The school’s existence would not be possible if were not for the support of businesses and private donations from Albany, according to the school’s administrator Trina Mboya.

Ms Mboya’s parents, Don and Lorraine Pink, who live in Albany, have led the fundraising efforts in their home city as well as in Carnarvon.

Since 2012, Mr Pink has gone shop-to-shop, door-to-door, raising vital financial support for the school, predominately through the sale of calenders depicting Kenya’s wildlife. Last year alone, $26,000 was raised.

The money raised in Albany and Carnarvon has gone towards employing staff, building infrastructure and equipping classrooms.

Ms Mboya said like most of Kenya outside of Nairobi, the region around Isinya was neglected by the central government.

Most employment comes from flower plantations that export roses.

Alcohol and substance abuse are rife throughout the community.

“For a lot of people, it’s a struggle,” Mrs Mboya said.

“There are a lot of families that are broken ... a lot of women are struggling just to put food on the table.”

Ms Mboya said she hoped to build a residential dormitory at the school to help students focus on their schooling, because they were often denied the opportunity to complete their homework.

A building originally intended to be used for boarding had to be converted into a classroom to cater for the growing numbers.

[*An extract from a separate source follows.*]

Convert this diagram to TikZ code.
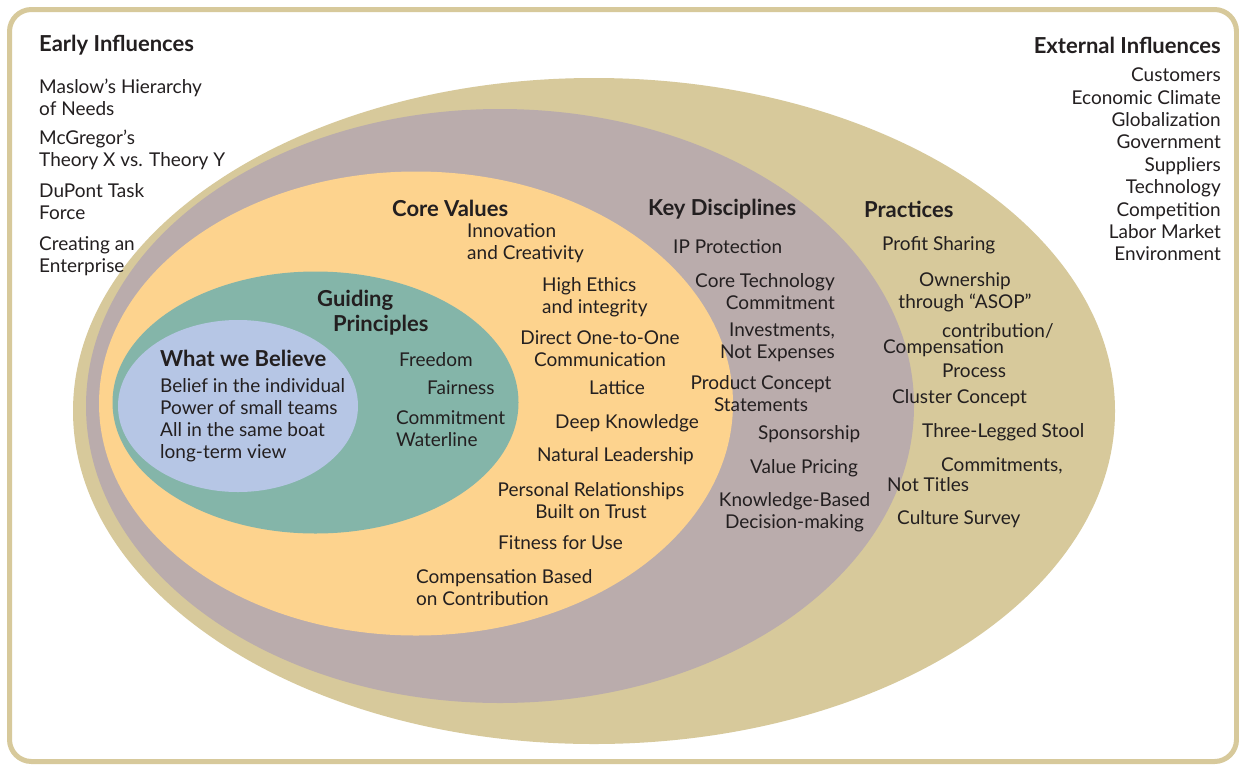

Nearly all of the students at the Schield Centre are picked up by school staff in school vans each morning.

Life at home is not easy for the students in Kenya. Most will do labour around the home or be made to fetch water, while there is real threat of child prostitution.

The demographic of the school’s intake is changing.

Ms Mboya said that while most families were living day-to-day and struggling to pay modest school fees, they were starting to see more families move to the area from Nairobi.

Those families, who are generally more educated and put more value on educating their children, have slowly started to support the school.

But Ms Mboya said aid from WA was still vital.

“Without Albany, the school would not be there,” she said.